Gender Is Not Convenient

Gender blocks the path of language learners. My path anyway.

Gender in language studies is often a huge pain. In modern English, gender is largely irrelevant, but Old English apparently had three genders for nouns: masculine, feminine, and neuter.

I would say I’m glad I missed that era, but of course if you speak a language natively, you pick such things up automatically. The absence of hot running water in the Middle Ages would have been much more trying to me than the presence of grammatical gender.

Rice in Hindi: Masculine

Rice in Hindi: Masculine

Other languages are accompanied by varying degrees of gender-related complications. Depending on which language you are talking about, gender can affect noun forms, adjective forms, article choices, verbs, and probably some things I don’t even know about yet.

That gender could affect verb forms was something I hadn’t realized before starting this project. Russian was the first language where I personally had ever encountered this phenomenon, but the gender effect is much more prominent in both Arabic and Hindi verbs.

In present-tense Hindi, if you speak about a man, the verb is different than it would be if you were speaking about a woman. And if you are a man and are speaking in the first person, the form is different from the form that a woman speaking in first person would use. 

For someone living in a language where virtually nothing is affected by gender—except obvious things such as “he” and “she”—the addition of verbs to the list of gender-affected parts of speech, while fascinating, has at times been a hassle. In the learning world, it slows things down for sure.

Does This Bread Look Feminine to You?

Does This Bread Look Feminine to You?

Don’t get me wrong: nouns are a nuisance as well. I find German nouns quite difficult, as you have to memorize which of three genders a given noun is, then also memorize the various cases (nominative, accusative, dative, genitive), then also know how the noun as well as its accompanying article and adjective forms change based on case and gender. Non-native speakers are naturally inclined to errors.

In Hindi, as in Spanish, there are only two noun genders: masculine and feminine. No neuter—which is nice.
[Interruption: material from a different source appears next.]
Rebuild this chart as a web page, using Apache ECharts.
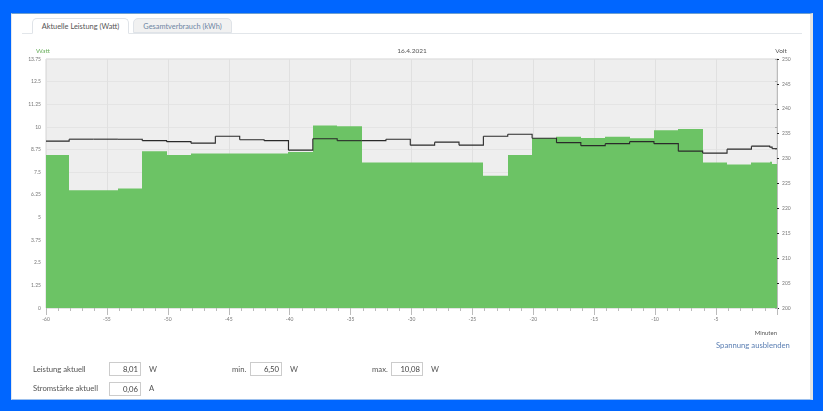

But as Mohini Rao points out in Teach Yourself Hindi, “Nouns belonging to the same subject or of the same group like the different parts of the body, or different fruits or vegetables have different genders.” He observes that “rice” in Hindi is masculine and “bread” is feminine, while “ear” is feminine and “nose” is masculine.

There is nothing to do but memorize, memorize, memorize.

I love Rosetta Stone’s reading lessons. In them I get introduced to two Hindi letters at a time—manageable pairs. Those exercises are a lot of fun. The pace is much better than in the writing lessons, and you learn some of the same things.